L’ouvrage « L’information responsable » est téléchargeable en ligne, sur le site des ECLM.

Introduction

L’argent au service de l’Idée

Les questions d’éthique de l’information sont à la mode. Enfin ! Les multiples critiques qui s’élèvent un peu partout sur les pratiques médiatiques montrent que le public commence à prendre conscience de l’importance de la qualité de l’information qu’il reçoit. Les esprits sont mûrs, semble-t-il, pour un débat sur le rôle et le statut de la presse et des journalistes dans notre démocratie. Cet essai a été conçu pour apporter une pierre dans ce débat. Avec une intention majeure: éclairer les enjeux et faire des propositions pour une presse plus responsable.

Commençons par nous interroger sur la conception de l’information en France, sur les valeurs essentielles qui guident nos médias. Schématiquement, deux conceptions s’affrontent, l’une que nous appellerons «journalisme libéral» et l’autre que nous qualifierons de « journalisme citoyen» (1).

La première, celle qui a le plus cours en France dans la pratique, consiste à dire que le journaliste doit simplement «informer », c’est-à-dire relater des faits à ses lecteurs et donner son avis en tant qu’observateur privilégié et selon les valeurs de la ligne éditoriale. Son éthique défend essentiellement l’indépendance du journaliste vis-à-vis des pouvoirs ainsi que son honnêteté dans son analyse et son jugement. Cette vision refuse toute ingérence extérieure (professionnelle, législative, citoyenne) dans la façon dont les journalistes font leur travail. La conscience du journaliste demeure, hors les tribunaux, la seule instance d’arbitrage habilitée à trancher dans les différends déontologiques.
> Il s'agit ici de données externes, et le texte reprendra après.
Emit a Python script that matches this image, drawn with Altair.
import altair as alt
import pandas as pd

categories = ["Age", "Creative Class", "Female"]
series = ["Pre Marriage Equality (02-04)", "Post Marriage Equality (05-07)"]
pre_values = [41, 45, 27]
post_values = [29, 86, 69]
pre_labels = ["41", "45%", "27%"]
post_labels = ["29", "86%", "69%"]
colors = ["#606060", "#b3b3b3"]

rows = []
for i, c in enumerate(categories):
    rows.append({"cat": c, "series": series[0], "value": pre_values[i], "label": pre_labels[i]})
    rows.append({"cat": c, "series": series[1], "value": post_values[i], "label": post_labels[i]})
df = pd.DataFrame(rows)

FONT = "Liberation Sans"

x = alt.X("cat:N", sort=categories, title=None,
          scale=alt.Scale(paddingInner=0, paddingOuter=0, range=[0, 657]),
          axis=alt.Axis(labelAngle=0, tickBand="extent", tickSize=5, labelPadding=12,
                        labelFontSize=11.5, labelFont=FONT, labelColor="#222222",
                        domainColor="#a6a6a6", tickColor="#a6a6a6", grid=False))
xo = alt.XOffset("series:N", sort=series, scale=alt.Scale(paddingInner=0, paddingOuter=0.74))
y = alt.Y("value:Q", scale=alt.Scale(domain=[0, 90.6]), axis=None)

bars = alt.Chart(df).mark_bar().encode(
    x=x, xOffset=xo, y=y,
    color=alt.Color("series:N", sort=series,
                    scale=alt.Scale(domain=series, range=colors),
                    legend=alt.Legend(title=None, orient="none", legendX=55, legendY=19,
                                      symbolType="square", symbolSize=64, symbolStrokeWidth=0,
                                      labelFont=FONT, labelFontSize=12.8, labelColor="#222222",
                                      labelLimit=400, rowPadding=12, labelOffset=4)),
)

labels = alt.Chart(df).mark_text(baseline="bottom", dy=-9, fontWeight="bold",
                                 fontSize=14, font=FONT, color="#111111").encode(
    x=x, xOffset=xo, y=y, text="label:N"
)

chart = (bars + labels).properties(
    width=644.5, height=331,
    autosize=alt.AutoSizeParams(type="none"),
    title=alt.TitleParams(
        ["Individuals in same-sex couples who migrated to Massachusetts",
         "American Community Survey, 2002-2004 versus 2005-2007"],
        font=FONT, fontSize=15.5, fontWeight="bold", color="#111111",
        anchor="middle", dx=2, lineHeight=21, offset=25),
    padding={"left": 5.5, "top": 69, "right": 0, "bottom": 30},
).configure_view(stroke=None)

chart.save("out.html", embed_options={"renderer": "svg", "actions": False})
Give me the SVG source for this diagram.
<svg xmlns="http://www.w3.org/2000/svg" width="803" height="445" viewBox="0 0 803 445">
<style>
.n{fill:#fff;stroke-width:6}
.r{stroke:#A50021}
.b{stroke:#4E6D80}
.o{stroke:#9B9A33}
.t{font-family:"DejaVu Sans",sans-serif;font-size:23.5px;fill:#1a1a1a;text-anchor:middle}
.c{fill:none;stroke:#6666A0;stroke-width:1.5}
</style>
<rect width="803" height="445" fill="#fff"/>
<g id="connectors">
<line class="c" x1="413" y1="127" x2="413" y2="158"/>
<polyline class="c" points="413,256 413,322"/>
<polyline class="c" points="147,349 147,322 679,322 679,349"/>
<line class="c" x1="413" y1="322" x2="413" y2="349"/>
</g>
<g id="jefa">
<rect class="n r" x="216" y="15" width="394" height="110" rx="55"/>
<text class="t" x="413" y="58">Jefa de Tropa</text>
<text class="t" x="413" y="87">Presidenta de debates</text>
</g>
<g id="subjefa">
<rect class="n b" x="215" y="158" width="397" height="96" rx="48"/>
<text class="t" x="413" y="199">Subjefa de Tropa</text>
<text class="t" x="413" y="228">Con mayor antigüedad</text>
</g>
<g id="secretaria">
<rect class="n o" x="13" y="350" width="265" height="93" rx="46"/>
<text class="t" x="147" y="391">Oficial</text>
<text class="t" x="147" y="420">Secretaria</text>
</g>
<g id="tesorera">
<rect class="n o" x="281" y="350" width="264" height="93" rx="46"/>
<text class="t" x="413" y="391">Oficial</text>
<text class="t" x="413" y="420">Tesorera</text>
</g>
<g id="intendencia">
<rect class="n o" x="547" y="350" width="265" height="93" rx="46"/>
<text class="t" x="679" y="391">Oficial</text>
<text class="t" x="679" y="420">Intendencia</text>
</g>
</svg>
Le journal est avant tout considéré, dans la pratique, comme une entreprise privée devant générer du profit ou du pouvoir.

La seconde conception, inspirée des Lumières, mise en Ĺ“uvre plutôt dans les pays d’Europe du Nord et réclamée par un nombre croissant de citoyens (et une poignée de journalistes), affirme que le journaliste est investi d’une mission. Il a, en outre, le devoir de servir le progrès humain et de combattre les injustices. Ce journalisme est plutôt favorable à une forme de régulation de son activité (pour éviter qu’il ne soit au service des pouvoirs). Dans cette optique, le journal est avant tout considéré comme une entreprise d’intérêt public (2) produisant un bien culturel et social.

Apparemment, ces deux conceptions s’opposent au point d’être incompatibles entre elles. Dans le journalisme libéral, on met en avant le long combat historique de la presse pour se libérer des tutelles politiques, militaires et administratives. La loi du 29 juillet 1881 sur la liberté de la presse couronne cette conquête. Texte fondateur du droit de l’information, cette loi consacre la liberté d’expression (3) et la liberté d’entreprise. Elle met fin à des décennies de limitations et de répression. Autorisations préalables, censure, délits d’opinion, etc., n’ont plus cours tandis que l’article 1 proclame que « l’imprimerie et la librairie sont libres ».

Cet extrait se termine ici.